I prefer Tensorflow but there is more resources in Pytorch imho.

batch_size = 2
seq_len = 5
feat_dim = 64

dummy_input = torch.randn(batch_size, seq_len, feat_dim)
model = E_MHSA(dim=64, out_dim=128, head_dim=32)
output = model(dummy_input)
print(output.shape)

torch.onnx.export(E_MHSA, dummy_input, "attention.onnx", verbose=True, input_names="input_names", output_names="output_names")

I am getting this error:

TypeError                                 Traceback (most recent call last)
<ipython-input-31-be0b10e5e25f> in <module>
----> 1 torch.onnx.export(E_MHSA, dummy_input, "attention.onnx", verbose=True, input_names="input_names", output_names="output_names")

5 frames
/usr/local/lib/python3.9/dist-packages/torch/onnx/utils.py in disable_apex_o2_state_dict_hook(model)
    135     if not isinstance(model, torch.jit.ScriptFunction):
    136         model_hooks = {}  # type: ignore[var-annotated]
--> 137         for module in model.modules():
    138             for key, hook in module._state_dict_hooks.items():
    139                 if type(hook).__name__ == "O2StateDictHook":

TypeError: modules() missing 1 required positional argument: 'self'

You might want to take a look at Nobuco converter. It directly translates pytorch code into tensorflow models, not relying on intermediate formats like ONNX.

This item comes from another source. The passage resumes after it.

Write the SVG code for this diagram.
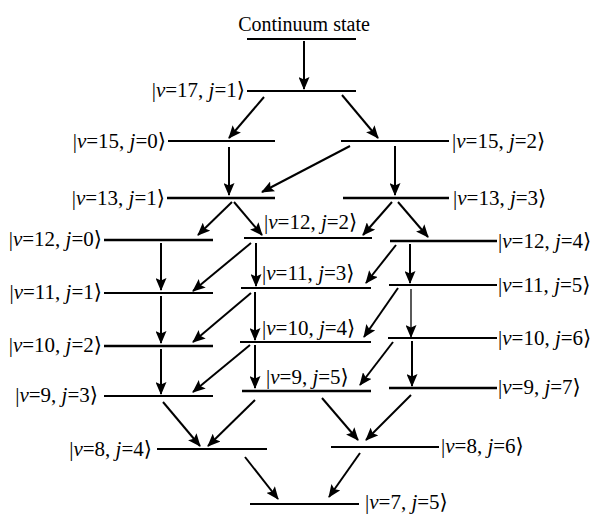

In the basic scenario, all you need to do is as follows:

batch_size = 2
seq_len = 5
feat_dim = 64
x = torch.randn(batch_size, seq_len, feat_dim)
pytorch_module = E_MHSA(dim=64, out_dim=128, head_dim=32).eval()

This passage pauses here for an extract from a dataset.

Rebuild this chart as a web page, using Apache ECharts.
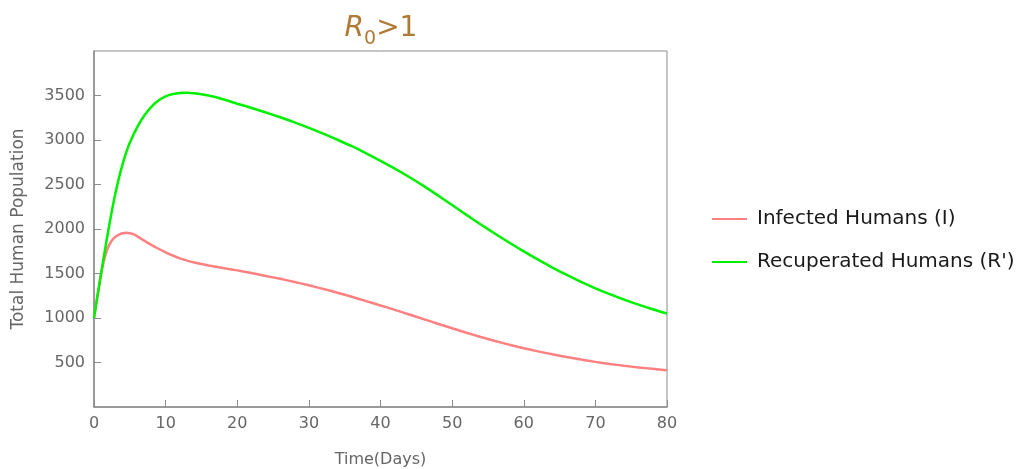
<!DOCTYPE html>
<html>
<head>
<meta charset="utf-8">
<script src="https://cdn.jsdelivr.net/npm/echarts@6/dist/echarts.min.js"></script>
<style>html,body{margin:0;padding:0;background:#fff}#c{width:1034px;height:469px}</style>
</head>
<body>
<div id="c"></div>
<script>
// Time (days) and series values
var infectedT = [0, 0.5, 1, 1.5, 2, 2.5, 3, 3.5, 4, 4.5, 5, 5.5, 6, 7, 8, 9, 10, 11, 12, 13, 14, 15, 16, 18, 20, 22, 24, 26, 28, 30, 32, 34, 36, 38, 40, 42, 44, 46, 48, 50, 52, 54, 56, 58, 60, 62, 64, 66, 68, 70, 72, 74, 76, 78, 80];
var infectedV = [1000, 1255, 1500, 1680, 1800, 1870, 1912, 1937, 1952, 1957, 1953, 1942, 1920, 1870, 1822, 1778, 1738, 1702, 1670, 1645, 1624, 1606, 1590, 1562, 1535, 1505, 1473, 1440, 1405, 1367, 1327, 1284, 1238, 1190, 1141, 1091, 1040, 988, 936, 885, 835, 787, 742, 700, 661, 625, 592, 561, 533, 507, 484, 463, 445, 429, 414];
var recupT = [0, 0.5, 1, 1.5, 2, 2.5, 3, 3.5, 4, 4.5, 5, 6, 7, 8, 9, 10, 11, 12, 13, 14, 15, 16, 18, 20, 22, 24, 26, 28, 30, 32, 34, 36, 38, 40, 42, 44, 46, 48, 50, 52, 54, 56, 58, 60, 62, 64, 66, 68, 70, 72, 74, 76, 78, 80];
var recupV = [1000, 1255, 1505, 1750, 1985, 2205, 2405, 2580, 2730, 2860, 2970, 3140, 3272, 3373, 3444, 3490, 3516, 3529, 3531, 3525, 3514, 3499, 3458, 3408, 3360, 3309, 3255, 3198, 3137, 3072, 3003, 2930, 2850, 2766, 2678, 2584, 2484, 2378, 2269, 2159, 2051, 1946, 1845, 1748, 1655, 1567, 1484, 1406, 1334, 1268, 1207, 1151, 1099, 1051];
var seriesNames = ['Infected Humans (I)', "Recuperated Humans (R')"];
var xTicks = {min: 0, max: 80, step: 10};
var yTicks = {min: 0, max: 4000, step: 500};

function pairs(t, v) { return t.map(function (x, i) { return [x, v[i]]; }); }

var gray = '#8c8c8c';
var labelColor = '#666';
var font = 'DejaVu Sans';
var chart = echarts.init(document.getElementById('c'));
chart.setOption({
  animation: false,
  title: {
    text: '{r|R}{s|0}{n|>1}',
    left: 376,
    top: 4,
    textAlign: 'center',
    textStyle: {
      fontWeight: 'normal',
      rich: {
        r: {fontFamily: font, fontSize: 28, fontStyle: 'italic', fontWeight: 'normal', color: '#b07a36', lineHeight: 40, verticalAlign: 'middle'},
        s: {fontFamily: font, fontSize: 19, fontWeight: 'normal', color: '#b07a36', lineHeight: 40, verticalAlign: 'bottom'},
        n: {fontFamily: font, fontSize: 28, fontWeight: 'normal', color: '#b07a36', lineHeight: 40, verticalAlign: 'middle'}
      }
    }
  },
  legend: {
    orient: 'vertical',
    left: 707,
    top: 204,
    itemWidth: 35,
    itemHeight: 14,
    itemGap: 23,
    icon: 'path://M0,6 L35,6 L35,8 L0,8 Z',
    textStyle: {fontFamily: font, fontSize: 20, color: '#1a1a1a', padding: [0, 0, 0, 5]},
    data: seriesNames
  },
  grid: {left: 94, right: 367, top: 51, bottom: 62, outerBoundsMode: 'none', containLabel: false,
    show: true, borderColor: gray, borderWidth: 1, backgroundColor: 'transparent'},
  xAxis: {
    type: 'value', min: xTicks.min, max: xTicks.max, interval: xTicks.step,
    name: 'Time(Days)', nameLocation: 'middle', nameGap: 45,
    nameTextStyle: {fontFamily: font, fontSize: 16, color: labelColor},
    axisLine: {show: true, lineStyle: {color: gray, width: 1.5}},
    axisTick: {show: true, inside: true, length: 7, lineStyle: {color: gray, width: 1}},
    axisLabel: {fontFamily: font, fontSize: 16, color: labelColor, margin: 9},
    splitLine: {show: false}
  },
  yAxis: {
    type: 'value', min: yTicks.min, max: yTicks.max, interval: yTicks.step,
    name: 'Total Human Population', nameLocation: 'middle', nameGap: 67,
    nameTextStyle: {fontFamily: font, fontSize: 17, color: labelColor},
    axisLine: {show: true, lineStyle: {color: gray, width: 1.5}},
    axisTick: {show: true, inside: true, length: 7, lineStyle: {color: gray, width: 1}},
    axisLabel: {fontFamily: font, fontSize: 16, color: labelColor, margin: 9, showMinLabel: false, showMaxLabel: false,
      formatter: function (v) { return String(v); }},
    splitLine: {show: false}
  },
  series: [
    {name: seriesNames[0], type: 'line', data: pairs(infectedT, infectedV), symbol: 'none', smooth: 0.3,
     lineStyle: {color: '#ff8080', width: 2.5}, itemStyle: {color: '#ff8080'}},
    {name: seriesNames[1], type: 'line', data: pairs(recupT, recupV), symbol: 'none', smooth: 0.3,
     lineStyle: {color: '#00f000', width: 2.5}, itemStyle: {color: '#00f000'}}
  ]
});
</script>
</body>
</html>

keras_model = nobuco.pytorch_to_keras(
    pytorch_module,
    args=[x],
    inputs_channel_order=ChannelOrder.PYTORCH,
    outputs_channel_order=ChannelOrder.PYTORCH,
)

If you want the resulting model to accept inputs of arbitrary sizes, there’s a couple more things:

  1. Specify which input dimensions need to by dynamic
    input_shapes={x: (batch_size, None, feat_dim)}

     keras_model = nobuco.pytorch_to_keras(
         pytorch_module,
         args=[x],
         input_shapes={x: (batch_size, None, feat_dim)}, # Set dynamic dimensions to None
         inputs_channel_order=ChannelOrder.PYTORCH,
         outputs_channel_order=ChannelOrder.PYTORCH,
     )
    
  2. Tensor.shape returns a tuple of normal python ints, it’s hard to trace

    • Replace .shape with nobuco.shape to get a tuple of scalar tensors
      B, N, C = x.shapeB, N, C = nobuco.shape(x)
    • Avoid casting the shape tensors back to python primitives
      int(C // self.num_heads)C // self.num_heads

Also, make sure to save the model as SavedModel, not keras graph (.h5). The latter is considered obsolete and sometimes does not work properly.

Thanks I will try this out!!!

Why would the keras layer models be obsolete if it is the only one that can be fine tuned?

@Mah_Neh Is it though? I’m pretty sure the SavedModel can be loaded and finetuned as normal:

batch_size = 2
seq_len = 5
feat_dim = 64
x = torch.randn(batch_size, seq_len, feat_dim)
pytorch_module = E_MHSA(dim=64, out_dim=128, head_dim=32).eval()

keras_model = nobuco.pytorch_to_keras(
    pytorch_module,
    args=[x],
    input_shapes={x: (None, None, feat_dim)},
    inputs_channel_order=ChannelOrder.PYTORCH,
    outputs_channel_order=ChannelOrder.PYTORCH,
)

model_path = 'E_MHSA' # NB: no `.h5` in the name, the result will be written as SavedModel
keras_model.save(model_path)
print('Model saved')

custom_objects = {'WeightLayer': WeightLayer}
keras_model_restored = keras.models.load_model(model_path, custom_objects=custom_objects)
print('Model loaded')

dataset_size = 1000
tensors = tf.random.uniform((dataset_size, seq_len, feat_dim)), tf.random.uniform((dataset_size,))
dataset = tf.data.Dataset.from_tensor_slices(tensors).repeat().batch(1)

optimizer = tf.keras.optimizers.Adam(learning_rate=1e-4)
keras_model_restored.compile(optimizer, loss='mse', steps_per_execution=10)
keras_model_restored.fit(dataset, epochs=3, steps_per_epoch=10000)

Epoch 1/3
10000/10000 [==============================] - 26s 3ms/step - loss: 0.0907
Epoch 2/3
10000/10000 [==============================] - 21s 2ms/step - loss: 0.0830
Epoch 3/3
10000/10000 [==============================] - 19s 2ms/step - loss: 0.0749

Please refer to this:

1 Like

I see, you are right. So I think it may only the conversion to JS what is not fine-tunable.